Relationship Boredom: Is It Normal and What Should You Do About It?
Every long-term relationship goes through periods of boredom. Here's how to tell the difference between normal relationship plateaus and something that needs attention.
The Boredom Nobody Talks About
Nobody puts "I'm bored in my relationship" on social media. It feels like a confession of failure — like admitting that the love has gone, that you chose wrong, that something is fundamentally broken. But relationship boredom is one of the most common experiences in long-term partnerships, and it's far less catastrophic than it feels.
Why Boredom Happens
The neurochemical excitement of early love — the dopamine, the novelty, the constant discovery — is not sustainable. It's designed to fade. What replaces it, in healthy relationships, is something deeper and more stable: genuine companionship, deep trust, comfortable intimacy. But that transition can feel like loss if you're not expecting it.
Boredom also happens when couples stop investing in novelty and growth — when life becomes routine and the relationship becomes part of the routine rather than a source of aliveness.
Normal Boredom vs. Something More
Normal relationship boredom is situational and responsive to change. You introduce novelty — a new activity, a trip, a deeper conversation — and the aliveness returns. It's a plateau, not a cliff.

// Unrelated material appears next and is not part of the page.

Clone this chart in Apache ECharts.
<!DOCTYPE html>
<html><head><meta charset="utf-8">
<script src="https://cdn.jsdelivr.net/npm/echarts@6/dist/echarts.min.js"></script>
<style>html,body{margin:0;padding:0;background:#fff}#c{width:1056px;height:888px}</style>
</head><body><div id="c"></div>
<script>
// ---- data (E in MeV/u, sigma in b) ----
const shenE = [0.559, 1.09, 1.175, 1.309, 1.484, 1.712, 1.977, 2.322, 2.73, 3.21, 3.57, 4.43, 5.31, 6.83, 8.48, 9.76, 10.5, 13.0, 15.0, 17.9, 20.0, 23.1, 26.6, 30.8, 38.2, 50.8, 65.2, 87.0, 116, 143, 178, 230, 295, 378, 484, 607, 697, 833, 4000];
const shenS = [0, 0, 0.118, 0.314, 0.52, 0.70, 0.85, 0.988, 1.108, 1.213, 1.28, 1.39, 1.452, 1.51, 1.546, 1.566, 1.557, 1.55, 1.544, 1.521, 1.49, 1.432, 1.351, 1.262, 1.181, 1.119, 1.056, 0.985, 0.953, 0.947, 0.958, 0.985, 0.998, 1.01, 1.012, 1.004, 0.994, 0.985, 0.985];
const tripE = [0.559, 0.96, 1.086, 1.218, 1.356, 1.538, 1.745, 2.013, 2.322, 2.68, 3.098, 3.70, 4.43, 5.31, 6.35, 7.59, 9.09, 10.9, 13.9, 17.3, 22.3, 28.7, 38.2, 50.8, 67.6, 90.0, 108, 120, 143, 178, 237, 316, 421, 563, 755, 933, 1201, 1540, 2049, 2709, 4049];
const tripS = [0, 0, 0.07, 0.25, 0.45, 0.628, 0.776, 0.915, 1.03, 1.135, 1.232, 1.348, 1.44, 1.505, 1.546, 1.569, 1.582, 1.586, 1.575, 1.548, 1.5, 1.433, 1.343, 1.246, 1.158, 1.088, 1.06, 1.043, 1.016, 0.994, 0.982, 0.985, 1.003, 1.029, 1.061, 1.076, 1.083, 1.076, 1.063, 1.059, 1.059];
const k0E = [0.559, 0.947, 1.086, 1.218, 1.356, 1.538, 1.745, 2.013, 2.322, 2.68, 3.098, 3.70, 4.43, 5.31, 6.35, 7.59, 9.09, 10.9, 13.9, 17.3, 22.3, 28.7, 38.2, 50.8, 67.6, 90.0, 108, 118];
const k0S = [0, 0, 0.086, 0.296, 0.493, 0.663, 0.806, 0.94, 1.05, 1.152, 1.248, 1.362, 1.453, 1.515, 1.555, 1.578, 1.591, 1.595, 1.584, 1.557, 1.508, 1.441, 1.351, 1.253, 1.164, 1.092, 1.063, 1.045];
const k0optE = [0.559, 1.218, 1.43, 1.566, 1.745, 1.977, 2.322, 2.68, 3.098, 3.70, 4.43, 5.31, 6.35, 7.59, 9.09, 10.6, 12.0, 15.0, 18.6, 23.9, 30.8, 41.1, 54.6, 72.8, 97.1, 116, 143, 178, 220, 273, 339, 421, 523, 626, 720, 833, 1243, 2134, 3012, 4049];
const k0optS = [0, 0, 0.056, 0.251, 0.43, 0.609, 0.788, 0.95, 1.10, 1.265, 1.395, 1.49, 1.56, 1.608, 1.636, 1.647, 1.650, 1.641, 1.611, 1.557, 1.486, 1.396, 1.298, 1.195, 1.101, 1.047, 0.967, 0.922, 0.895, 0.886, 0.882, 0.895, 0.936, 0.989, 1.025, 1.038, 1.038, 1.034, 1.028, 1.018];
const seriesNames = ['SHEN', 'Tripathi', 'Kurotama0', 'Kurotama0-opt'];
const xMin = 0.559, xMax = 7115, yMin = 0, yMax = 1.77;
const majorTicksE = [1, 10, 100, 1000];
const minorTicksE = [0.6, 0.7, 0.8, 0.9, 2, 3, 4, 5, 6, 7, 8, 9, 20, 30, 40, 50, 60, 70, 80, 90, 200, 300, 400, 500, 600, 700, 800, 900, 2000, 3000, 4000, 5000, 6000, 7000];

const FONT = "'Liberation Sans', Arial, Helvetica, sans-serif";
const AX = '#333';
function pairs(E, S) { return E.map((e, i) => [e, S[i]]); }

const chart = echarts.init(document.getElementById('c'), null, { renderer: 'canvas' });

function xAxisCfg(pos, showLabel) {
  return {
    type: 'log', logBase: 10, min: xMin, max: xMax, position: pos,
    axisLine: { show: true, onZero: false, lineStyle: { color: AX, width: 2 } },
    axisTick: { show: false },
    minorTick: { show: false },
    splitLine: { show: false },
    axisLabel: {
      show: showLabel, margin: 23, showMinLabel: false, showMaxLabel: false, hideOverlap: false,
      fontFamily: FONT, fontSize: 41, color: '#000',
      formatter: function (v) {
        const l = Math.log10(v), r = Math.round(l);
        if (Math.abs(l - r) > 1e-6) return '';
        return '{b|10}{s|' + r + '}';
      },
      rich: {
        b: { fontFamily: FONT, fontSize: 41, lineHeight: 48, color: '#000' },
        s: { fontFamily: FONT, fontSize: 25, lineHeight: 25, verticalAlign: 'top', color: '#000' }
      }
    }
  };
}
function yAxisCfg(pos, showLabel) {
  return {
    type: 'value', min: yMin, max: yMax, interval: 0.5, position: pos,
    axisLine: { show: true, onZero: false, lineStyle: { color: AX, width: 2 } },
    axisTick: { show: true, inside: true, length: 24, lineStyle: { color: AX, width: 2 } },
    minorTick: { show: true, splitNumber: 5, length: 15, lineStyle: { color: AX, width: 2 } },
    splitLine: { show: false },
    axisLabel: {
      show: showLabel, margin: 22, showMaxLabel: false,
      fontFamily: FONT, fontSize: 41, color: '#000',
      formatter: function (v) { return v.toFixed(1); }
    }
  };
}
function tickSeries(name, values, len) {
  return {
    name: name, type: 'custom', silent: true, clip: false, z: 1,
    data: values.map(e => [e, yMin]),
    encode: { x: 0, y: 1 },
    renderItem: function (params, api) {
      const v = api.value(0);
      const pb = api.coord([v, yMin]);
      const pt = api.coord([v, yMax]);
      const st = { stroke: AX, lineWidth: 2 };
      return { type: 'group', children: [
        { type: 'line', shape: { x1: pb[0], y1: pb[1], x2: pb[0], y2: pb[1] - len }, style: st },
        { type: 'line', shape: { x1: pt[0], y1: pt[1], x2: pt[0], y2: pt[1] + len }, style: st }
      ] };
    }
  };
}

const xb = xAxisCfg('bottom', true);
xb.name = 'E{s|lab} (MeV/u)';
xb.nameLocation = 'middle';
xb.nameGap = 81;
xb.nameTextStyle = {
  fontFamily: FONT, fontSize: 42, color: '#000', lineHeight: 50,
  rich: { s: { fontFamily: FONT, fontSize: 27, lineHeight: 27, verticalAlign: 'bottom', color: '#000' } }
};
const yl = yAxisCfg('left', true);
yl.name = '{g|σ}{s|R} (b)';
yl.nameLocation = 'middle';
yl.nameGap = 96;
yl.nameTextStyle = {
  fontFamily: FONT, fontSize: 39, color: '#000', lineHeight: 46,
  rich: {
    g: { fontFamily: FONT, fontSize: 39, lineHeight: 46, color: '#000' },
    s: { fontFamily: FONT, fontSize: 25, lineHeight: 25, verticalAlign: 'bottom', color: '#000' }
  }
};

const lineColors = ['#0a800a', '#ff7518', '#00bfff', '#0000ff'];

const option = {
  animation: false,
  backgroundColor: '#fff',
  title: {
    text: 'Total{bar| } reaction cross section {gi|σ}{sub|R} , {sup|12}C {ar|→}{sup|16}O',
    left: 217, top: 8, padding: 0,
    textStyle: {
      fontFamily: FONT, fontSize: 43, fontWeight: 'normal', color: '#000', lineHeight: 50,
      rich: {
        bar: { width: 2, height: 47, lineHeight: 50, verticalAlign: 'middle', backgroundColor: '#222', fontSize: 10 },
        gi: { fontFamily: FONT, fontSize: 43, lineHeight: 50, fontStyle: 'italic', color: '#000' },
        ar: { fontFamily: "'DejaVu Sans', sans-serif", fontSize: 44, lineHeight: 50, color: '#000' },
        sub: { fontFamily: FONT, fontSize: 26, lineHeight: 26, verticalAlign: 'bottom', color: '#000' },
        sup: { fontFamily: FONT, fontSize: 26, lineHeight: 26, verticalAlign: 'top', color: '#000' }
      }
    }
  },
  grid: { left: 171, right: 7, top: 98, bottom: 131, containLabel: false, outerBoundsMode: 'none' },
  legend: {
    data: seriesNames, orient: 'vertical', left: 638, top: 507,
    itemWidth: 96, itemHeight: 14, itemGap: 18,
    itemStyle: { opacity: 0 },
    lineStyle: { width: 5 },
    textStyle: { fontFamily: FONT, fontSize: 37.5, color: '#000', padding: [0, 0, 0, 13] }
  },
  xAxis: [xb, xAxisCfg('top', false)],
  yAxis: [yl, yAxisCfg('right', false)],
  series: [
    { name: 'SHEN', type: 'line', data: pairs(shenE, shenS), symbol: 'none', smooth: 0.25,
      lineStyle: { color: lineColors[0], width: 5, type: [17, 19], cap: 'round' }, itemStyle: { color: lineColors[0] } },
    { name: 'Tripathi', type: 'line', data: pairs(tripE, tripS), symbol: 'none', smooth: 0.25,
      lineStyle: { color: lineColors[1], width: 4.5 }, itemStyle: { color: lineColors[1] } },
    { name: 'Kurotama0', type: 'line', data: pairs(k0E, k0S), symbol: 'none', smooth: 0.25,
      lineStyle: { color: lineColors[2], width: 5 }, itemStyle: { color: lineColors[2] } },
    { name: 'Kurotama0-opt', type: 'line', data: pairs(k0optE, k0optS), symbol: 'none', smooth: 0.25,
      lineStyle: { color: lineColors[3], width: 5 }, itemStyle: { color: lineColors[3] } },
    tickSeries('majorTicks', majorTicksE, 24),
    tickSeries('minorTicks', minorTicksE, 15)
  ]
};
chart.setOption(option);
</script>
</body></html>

Something more serious looks different: persistent disconnection that doesn't respond to effort, a sense that you've fundamentally grown apart, or the realization that you're staying out of habit rather than genuine desire. These deserve more serious attention.
What to Do About Normal Boredom
Introduce novelty. New experiences — especially ones that involve mild challenge or excitement — create the same neurochemical response as early-stage attraction. Travel somewhere new. Try something neither of you has done. Take a class together.
Have different conversations. If your conversations have become purely logistical, deliberately introduce depth. Ask questions you've never asked. Share something you've never shared.
Change the environment. Sometimes boredom is partly about context. A different setting — a weekend away, a new restaurant, a walk in a neighborhood you've never explored — can shift the energy significantly.